We considered something like a honeymoon registry, but these are very traditional people and they consider a honeymoon registry as bad as straight up asking for cash. So I almost feel like it’s better not to register anywhere and ask FMIL to explain our situation to her friends/relatives if they ask.
Does my thought process make sense? And how do we avoid seeming tacky to traditional guests who are not fans of brides and grooms asking for cash?
Post # 3
That’s a good question! Maybe you pick a few things (a dozen?) to register for to appease your guests? Like new kitchen knives and dvd player. I know it seems silly and wasteful – or, you can always return the gifts for store credit/cash. Tacky, again. I honestly have no idea how to handle the situation… but your idea of having FI talk to the guests and explain the situation is a good idea – or including an incert in the invitation as to, “this is where we live, this what’s going on…” might be a nice idea, too.
Post # 4
If you don’t care about getting cash as a gift, you can always get the word out that gifts aren’t required and that the presence of the invitee is gift enough. That would probably be the easiest way to deal with it, some people will still probably get you gifts/cash, but then you don’t have to register anywhere, and people would understand. But if you say that, then you can’t be upset if people DON’T get you gifts.
Post # 5
Can you suggest a charity you’d prefer people to donate to instead of asking for gifts?
Post # 6
You could register for gift cards to places? I know, you said you don’t need more ‘stuff’ but perhaps next time you needed something from… Target or a nearby department store (who can’t use more linens?) a gift card might come in handy. Or, registering for gift cards at a place you can get luggage for (for your honeymoon and traveling?). Also, organizational stores like Organized Living and the Container Store usually have gift cards too and with a smaller apartment organization is key. Just a couple of thoughts.

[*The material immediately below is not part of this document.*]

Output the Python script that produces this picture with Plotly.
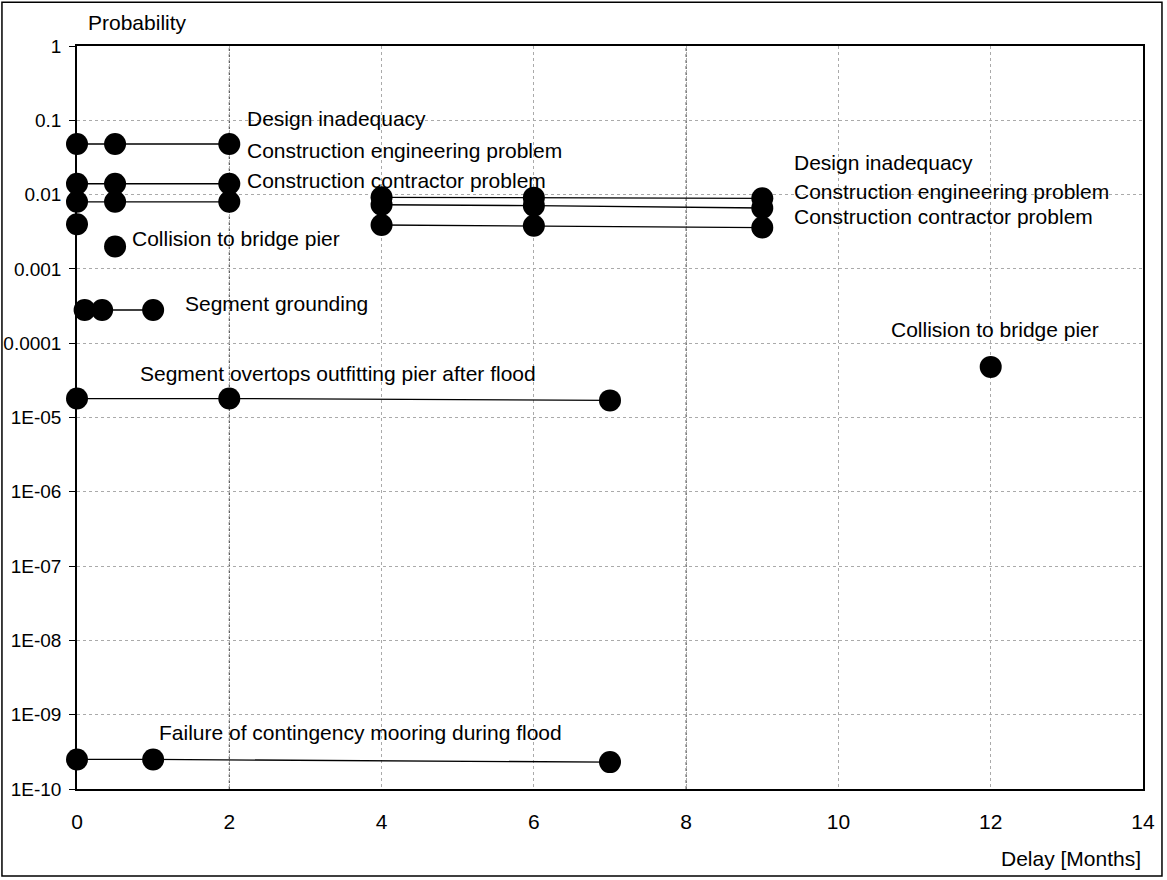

P.S. You could also register for Amazon.com gift cards, or Barnes & Noble, etc.
Post # 7
Are you big wine drinkers? If so you could do a wine registry. At least that way you can drink your gifts and reclaim your space. If you are sentimental you can always save the labels.
Post # 8
- Wedding: June 2010 - Tannery Pond at the Darrow School
I think it’s perfectly acceptable NOT to have a registry at all, I’ve been to two weddings in the past year where there was none…The guests can make their own decision as to what to get you guys without the help of the registry (and hopefully they will take the hint and just give cash.) I think if you don’t want to do a registry, then you shouldn’t and just inform anyone who happens to ask that you’re simply not doing one!
Post # 9
I don’t understand how NOT having a registry would be seen as gift-grabby. If you hold to hard-core etiquette, HAVING a registry is what is rude and offensive…you’re telling people what to get you and appearing to have the expectation of gifts.
I would think you’d be fine with not creating a registry. Maybe think of a few things (there’s got to be SOMETHING you’d like…or certain stores you like where people could get gift cards) people could get you for those who really want to get a physical gift and just let your FMIL know so she can pass on the info to those who want it.